What is it about the companies that you buy goods and services from on a day-to-day basis that makes you believe they will still exist in the next few years to come?
It may not seem like it at first, but this question relates very closely to the mindset of investing and choosing which companies to consider for your portfolio. When investing, it’s important to understand that growth and long-term sustainability are characteristics you’ll want to look for in every investment you make.
No one wants to be a loyal client of a store that might close down anytime - the same way no long-term investor would invest in an investment or company that they believe may not stand the test of time. With this in mind, we’ve outlined some of the basic principles to consider when starting your investment journey.
Know your risk appetite
Keep in mind that when investing in the stock market, you will most likely see the value of your investment regularly fluctuate. These fluctuations are normal and differ depending on the share price and the type of investment you are looking at.
Different investment vehicles may include Exchange Traded Funds (ETF), Exchange Traded Notes (ETN), Bundles, Crypto, Unit Trusts, and many more.
How does this relate to your risk appetite?
Think of a diversified portfolio and spreading one's risk.
Focus on growth
Like a consumer who'd describe why they believe a company/brand will still exist in the next coming years, an investor could take the same approach and consider a company's growth potential when deciding whether it’s a good fit for their portfolio.

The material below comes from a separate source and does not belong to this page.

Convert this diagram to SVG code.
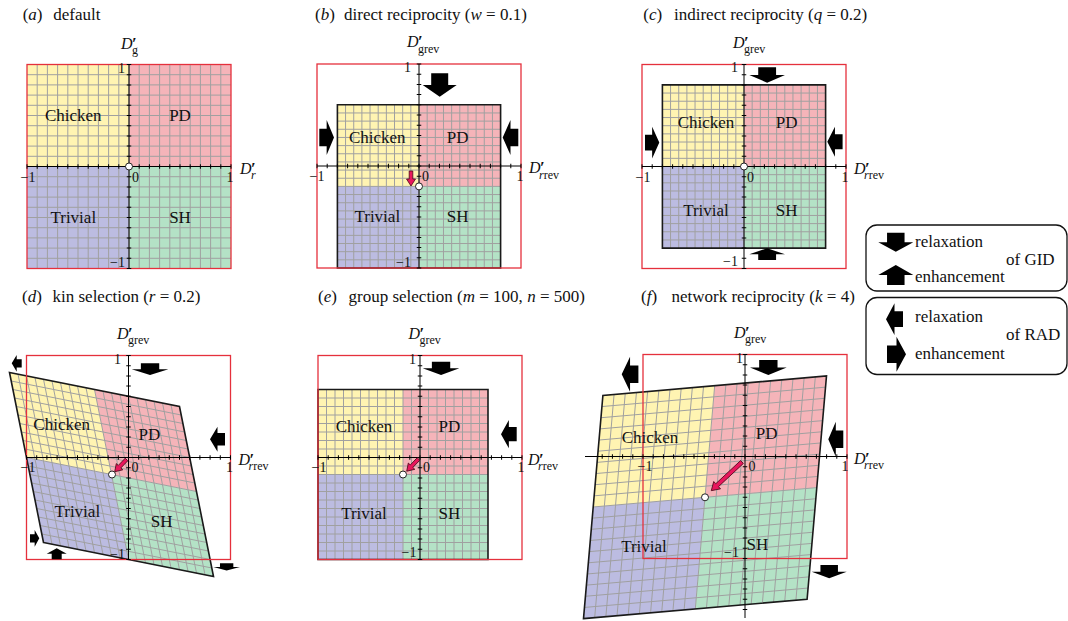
<svg xmlns="http://www.w3.org/2000/svg" xmlns:xlink="http://www.w3.org/1999/xlink" width="1068" height="621" viewBox="0 0 1068 621">
<style>
text{font-family:"Liberation Serif","Times New Roman",serif;fill:#111}
.t{font-size:17px}
.q{font-size:17px;text-anchor:middle}
.n{font-size:14px}
.ne{font-size:14px;text-anchor:end}
.nm{font-size:14px;text-anchor:middle}
.ax{font-size:16px}
.pr{font-size:17px;font-weight:bold}
.sub{font-size:12px}
.i{font-style:italic}
.c1{fill:#fff4b2}.c2{fill:#f5b4b9}.c3{fill:#bcbce1}.c4{fill:#b4e2c6}
.grid{fill:none;stroke:#a0a0a0;stroke-width:1;vector-effect:non-scaling-stroke}
.ol{fill:none;stroke:#1a1a1a;stroke-width:1.6;vector-effect:non-scaling-stroke}
.red{fill:none;stroke:#e5303c;stroke-width:1.3}
.axl{fill:none;stroke:#000;stroke-width:1}
.tk{fill:none;stroke:#000;stroke-width:4.5;stroke-dasharray:1 9.2}
.blk{fill:#000}
.pk{fill:#e8175d;stroke:#4a0818;stroke-width:0.8}
.mk{fill:#fff;stroke:#222;stroke-width:1}
.lg{fill:#fff;stroke:#111;stroke-width:1.3}
</style>
<defs>
<g id="fills">
<rect class="c1" x="-1" y="0" width="1" height="1"/>
<rect class="c2" x="0" y="0" width="1" height="1"/>
<rect class="c3" x="-1" y="-1" width="1" height="1"/>
<rect class="c4" x="0" y="-1" width="1" height="1"/>
</g>
<path id="gr" class="grid" d="M-.9-1V1M-.8-1V1M-.7-1V1M-.6-1V1M-.5-1V1M-.4-1V1M-.3-1V1M-.2-1V1M-.1-1V1M0-1V1M.1-1V1M.2-1V1M.3-1V1M.4-1V1M.5-1V1M.6-1V1M.7-1V1M.8-1V1M.9-1V1M-1-.9H1M-1-.8H1M-1-.7H1M-1-.6H1M-1-.5H1M-1-.4H1M-1-.3H1M-1-.2H1M-1-.1H1M-1 0H1M-1 .1H1M-1 .2H1M-1 .3H1M-1 .4H1M-1 .5H1M-1 .6H1M-1 .7H1M-1 .8H1M-1 .9H1"/>
<rect id="ol" class="ol" x="-1" y="-1" width="2" height="2"/>
<path id="aD" d="M0.25,0H0.75V0.5H1L0.5,1L0,0.5H0.25Z"/>
<path id="aU" d="M0.5,0L1,0.5H0.75V1H0.25V0.5H0Z"/>
<path id="aR" d="M0,0.25H0.5V0L1,0.5L0.5,1V0.75H0Z"/>
<path id="aL" d="M1,0.25H0.5V0L0,0.5L0.5,1V0.75H1Z"/>
</defs>

<!-- Panel a -->
<g id="panel-a">
<text class="t" x="22.7" y="20">(<tspan class="i">a</tspan>)<tspan x="53.3">default</tspan></text>
<g transform="matrix(102,0,0,-102,129,166.5)"><use xlink:href="#fills"/><use xlink:href="#gr"/></g>
<rect class="red" x="27" y="64.5" width="204" height="204"/>
<path class="axl" d="M27,166.5H231M129,64.5V268.5"/>
<path class="tk" d="M26.5,166.5H231.5"/>
<path class="tk" d="M129,64V269"/>
<text class="q" x="73.3" y="121">Chicken</text>
<text class="q" x="180" y="121">PD</text>
<text class="q" x="73.3" y="222.5">Trivial</text>
<text class="q" x="180" y="222.5">SH</text>
<text class="nm" x="28" y="182">−1</text>
<text class="n" x="132" y="182">0</text>
<text class="nm" x="230" y="182">1</text>
<text class="ne" x="125" y="72.5">1</text>
<text class="ne" x="125" y="267">−1</text>
<text class="ax" x="121" y="48.5"><tspan class="i">D</tspan><tspan class="pr" dx="-0.5">′</tspan></text>
<text class="sub" x="132" y="54">g</text>
<text class="ax" x="240" y="173.5"><tspan class="i">D</tspan><tspan class="pr" dx="-0.5">′</tspan></text>
<text class="sub i" x="251" y="179">r</text>
<circle class="mk" cx="129" cy="166.5" r="3.5"/>
</g>

<!-- Panel b -->
<g id="panel-b">
<text class="t" x="315" y="20">(<tspan class="i">b</tspan>)<tspan x="344">direct reciprocity (<tspan class="i">w</tspan> = 0.1)</tspan></text>
<g transform="matrix(81.6,0,0,-81.6,419,186.4)"><use xlink:href="#fills"/><use xlink:href="#gr"/><use xlink:href="#ol"/></g>
<rect class="red" x="317" y="64" width="204" height="204"/>
<path class="axl" d="M317,166H521M419,64V268"/>
<path class="tk" d="M316.5,166H521.5"/>
<path class="tk" d="M419,63.5V268.5"/>
<text class="q" x="377.3" y="142.5">Chicken</text>
<text class="q" x="457.7" y="142.5">PD</text>
<text class="q" x="377.3" y="222">Trivial</text>
<text class="q" x="457.7" y="222">SH</text>
<text class="nm" x="317" y="181">−1</text>
<text class="n" x="422" y="181">0</text>
<text class="nm" x="520" y="181">1</text>
<text class="ne" x="411" y="72">1</text>
<text class="ne" x="411" y="266.5">−1</text>
<text class="ax" x="407" y="47"><tspan class="i">D</tspan><tspan class="pr" dx="-0.5">′</tspan></text>
<text class="sub" x="418" y="52.5">grev</text>
<text class="ax" x="529" y="173"><tspan class="i">D</tspan><tspan class="pr" dx="-0.5">′</tspan></text>
<text class="sub" x="539" y="178.5"><tspan class="i">r</tspan>rev</text>
<use xlink:href="#aD" class="blk" transform="translate(422.7,73.3) scale(34,23.4)"/>
<use xlink:href="#aR" class="blk" transform="translate(319.3,120) scale(14.7,35)"/>
<use xlink:href="#aL" class="blk" transform="translate(502.7,120) scale(15.6,35)"/>
<path class="pk" transform="translate(411,171) rotate(90)" d="M0,-1.8H8V-4.5L15,0L8,4.5V1.8H0Z"/>
<circle class="mk" cx="419" cy="186.4" r="3.5"/>
</g>

<!-- Panel c -->
<g id="panel-c">
<text class="t" x="643.3" y="20">(<tspan class="i">c</tspan>)<tspan x="674">indirect reciprocity (<tspan class="i">q</tspan> = 0.2)</tspan></text>
<g transform="matrix(81.6,0,0,-81.6,744,166.5)"><use xlink:href="#fills"/><use xlink:href="#gr"/><use xlink:href="#ol"/></g>
<rect class="red" x="642" y="64.5" width="204" height="204"/>
<path class="axl" d="M642,166.5H846M744,64.5V268.5"/>
<path class="tk" d="M641.5,166.5H846.5"/>
<path class="tk" d="M744,64V269"/>
<text class="q" x="706" y="128">Chicken</text>
<text class="q" x="786.7" y="128">PD</text>
<text class="q" x="706" y="215.5">Trivial</text>
<text class="q" x="786.7" y="215.5">SH</text>
<text class="nm" x="643" y="181.5">−1</text>
<text class="n" x="747" y="181.5">0</text>
<text class="nm" x="845" y="181.5">1</text>
<text class="ne" x="738" y="72">1</text>
<text class="ne" x="738" y="266">−1</text>
<text class="ax" x="733" y="47.5"><tspan class="i">D</tspan><tspan class="pr" dx="-0.5">′</tspan></text>
<text class="sub" x="744" y="53">grev</text>
<text class="ax" x="854" y="173.5"><tspan class="i">D</tspan><tspan class="pr" dx="-0.5">′</tspan></text>
<text class="sub" x="864" y="179"><tspan class="i">r</tspan>rev</text>
<use xlink:href="#aD" class="blk" transform="translate(749.3,67.3) scale(35.7,15.4)"/>
<use xlink:href="#aU" class="blk" transform="translate(749.3,248.3) scale(35.7,11.7)"/>
<use xlink:href="#aR" class="blk" transform="translate(645,126.7) scale(14.3,31.7)"/>
<use xlink:href="#aL" class="blk" transform="translate(827.3,126.7) scale(15.3,30)"/>
<circle class="mk" cx="744" cy="166.5" r="3.5"/>
</g>

<!-- Panel d -->
<g id="panel-d">
<text class="t" x="22" y="301.5">(<tspan class="i">d</tspan>)<tspan x="52.5">kin selection (<tspan class="i">r</tspan> = 0.2)</tspan></text>
<g transform="matrix(85,17,-17,-85,111.5,474.5)"><use xlink:href="#fills"/><use xlink:href="#gr"/><use xlink:href="#ol"/></g>
<rect class="red" x="26.5" y="355.5" width="204" height="204"/>
<path class="axl" d="M26.5,457.5H230.5M128.5,355.5V559.5"/>
<path class="tk" d="M26,457.5H231"/>
<path class="tk" d="M128.5,355V560"/>
<text class="q" x="61.7" y="429.5">Chicken</text>
<text class="q" x="149.3" y="440">PD</text>
<text class="q" x="77.3" y="516.5">Trivial</text>
<text class="q" x="161.7" y="526.5">SH</text>
<text class="nm" x="28" y="472">−1</text>
<text class="n" x="131.5" y="472">0</text>
<text class="nm" x="229.5" y="472">1</text>
<text class="ne" x="121" y="363.5">1</text>
<text class="ne" x="125" y="558.5">−1</text>
<text class="ax" x="117" y="338.5"><tspan class="i">D</tspan><tspan class="pr" dx="-0.5">′</tspan></text>
<text class="sub" x="128" y="344">grev</text>
<text class="ax" x="238.5" y="464.5"><tspan class="i">D</tspan><tspan class="pr" dx="-0.5">′</tspan></text>
<text class="sub" x="248.5" y="470"><tspan class="i">r</tspan>rev</text>
<use xlink:href="#aL" class="blk" transform="translate(11.7,355) scale(10,16.7)"/>
<use xlink:href="#aD" class="blk" transform="translate(131.7,363.3) scale(36.7,11.7)"/>
<use xlink:href="#aL" class="blk" transform="translate(210,426.7) scale(15,25)"/>
<use xlink:href="#aR" class="blk" transform="translate(30,530) scale(9.3,16.7)"/>
<use xlink:href="#aU" class="blk" transform="translate(46.7,548.3) scale(20,11)"/>
<use xlink:href="#aD" class="blk" transform="translate(213.3,563.3) scale(26.7,7.3)"/>
<path class="pk" transform="translate(126.5,459.5) rotate(134)" d="M0,-1.8H10V-4.5L17,0L10,4.5V1.8H0Z"/>
<circle class="mk" cx="112" cy="474.5" r="3.5"/>
</g>

<!-- Panel e -->
<g id="panel-e">
<text class="t" x="318" y="301.5">(<tspan class="i">e</tspan>)<tspan x="348.5">group selection (<tspan class="i">m</tspan> = 100, <tspan class="i">n</tspan> = 500)</tspan></text>
<g transform="matrix(85,0,0,-85,403,474.5)"><use xlink:href="#fills"/><use xlink:href="#gr"/><use xlink:href="#ol"/></g>
<rect class="red" x="318" y="355.5" width="204" height="204"/>
<path class="axl" d="M318,457.5H522M420,355.5V559.5"/>
<path class="tk" d="M317.5,457.5H522.5"/>
<path class="tk" d="M420,355V560"/>
<text class="q" x="364" y="432">Chicken</text>
<text class="q" x="449.3" y="432">PD</text>
<text class="q" x="364" y="519">Trivial</text>
<text class="q" x="449.3" y="519">SH</text>
<text class="nm" x="319" y="472">−1</text>
<text class="n" x="423" y="472">0</text>
<text class="nm" x="521" y="472">1</text>
<text class="ne" x="416" y="363.5">1</text>
<text class="ne" x="416.5" y="557">−1</text>
<text class="ax" x="408.5" y="338.5"><tspan class="i">D</tspan><tspan class="pr" dx="-0.5">′</tspan></text>
<text class="sub" x="419.5" y="344">grev</text>
<text class="ax" x="528" y="464.5"><tspan class="i">D</tspan><tspan class="pr" dx="-0.5">′</tspan></text>
<text class="sub" x="538" y="470"><tspan class="i">r</tspan>rev</text>
<use xlink:href="#aD" class="blk" transform="translate(422.7,361.7) scale(36.7,13.3)"/>
<use xlink:href="#aL" class="blk" transform="translate(501,420) scale(15.7,28.3)"/>
<path class="pk" transform="translate(418.5,459) rotate(134)" d="M0,-1.8H10V-4.5L17,0L10,4.5V1.8H0Z"/>
<circle class="mk" cx="403" cy="474.5" r="3.5"/>
</g>

<!-- Panel f -->
<g id="panel-f">
<text class="t" x="641" y="301.5">(<tspan class="i">f</tspan>)<tspan x="671.5">network reciprocity (<tspan class="i">k</tspan> = 4)</tspan></text>
<g transform="matrix(111.8,-9.7,9.7,-111.6,705,497.3)"><use xlink:href="#fills"/><use xlink:href="#gr"/><use xlink:href="#ol"/></g>
<rect class="red" x="643" y="354.5" width="204" height="204"/>
<path class="axl" d="M585,456.5H847M745,354.5V618"/>
<path class="tk" d="M601.7,456.5H847.5"/>
<path class="tk" d="M745,354V610"/>
<text class="q" x="650" y="443">Chicken</text>
<text class="q" x="766.7" y="439">PD</text>
<text class="q" x="644" y="552">Trivial</text>
<text class="q" x="757.3" y="549.5">SH</text>
<text class="nm" x="645" y="470.5">−1</text>
<text class="n" x="748.5" y="470.5">0</text>
<text class="nm" x="845" y="470.5">1</text>
<text class="ne" x="743" y="362.5">1</text>
<text class="ne" x="739" y="557">−1</text>
<text class="ax" x="734" y="337.5"><tspan class="i">D</tspan><tspan class="pr" dx="-0.5">′</tspan></text>
<text class="sub" x="745" y="343">grev</text>
<text class="ax" x="854" y="463.5"><tspan class="i">D</tspan><tspan class="pr" dx="-0.5">′</tspan></text>
<text class="sub" x="864" y="469"><tspan class="i">r</tspan>rev</text>
<use xlink:href="#aL" class="blk" transform="translate(621.7,356.7) scale(16.7,35)"/>
<use xlink:href="#aD" class="blk" transform="translate(750,360) scale(36.7,15)"/>
<use xlink:href="#aL" class="blk" transform="translate(828.3,421.7) scale(15,35)"/>
<use xlink:href="#aD" class="blk" transform="translate(811.7,565) scale(35,13.3)"/>
<path class="pk" transform="translate(742,462) rotate(137)" d="M0,-2H34V-5L42,0L34,5V2H0Z"/>
<circle class="mk" cx="705" cy="497.3" r="3.5"/>
</g>

<!-- Legend -->
<g id="legend-gid">
<rect class="lg" x="866" y="225" width="201" height="66" rx="11"/>
<use xlink:href="#aD" class="blk" transform="translate(878.3,232.7) scale(35,19)"/>
<use xlink:href="#aU" class="blk" transform="translate(878.3,265) scale(35,20)"/>
<text class="t" x="915" y="246.5">relaxation</text>
<text class="t" x="1006" y="264.5">of GID</text>
<text class="t" x="915" y="282">enhancement</text>
</g>
<g id="legend-rad">
<rect class="lg" x="866" y="297.5" width="201" height="77" rx="11"/>
<use xlink:href="#aL" class="blk" transform="translate(886,303.3) scale(17,31.7)"/>
<use xlink:href="#aR" class="blk" transform="translate(887,336.7) scale(19,35)"/>
<text class="t" x="915" y="322">relaxation</text>
<text class="t" x="1006" y="339.5">of RAD</text>
<text class="t" x="915" y="358.5">enhancement</text>
</g>
</svg>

Remember, the smaller something is, the bigger the chance it has for more significant growth and the higher the chance of facing a downfall. In contrast, the bigger something is the less likely it is to experience exponential growth or failure.
And lastly, get started.
No one knows what the future holds, right? But one thing for sure is that every company listed is trying their level best to become the next leading company in their industry. One of the main reasons for a company to list is to expand and grow.
In closing, investing is probably not as difficult or expensive as you think. With the ability to invest in a piece of a share (fractional share investing) you are able to buy shares above your budget and still enjoy the benefits of being a shareholder in the investment vehicle of your choice. And just like a consumer rushing for those red-hanger sales, with investing, share prices also drop, and sometimes this may be at a significant value.
The drop in value of a share price may at times present an opportunity to “buy the dip” to maximise your returns in the short to long term by reducing your purchase price.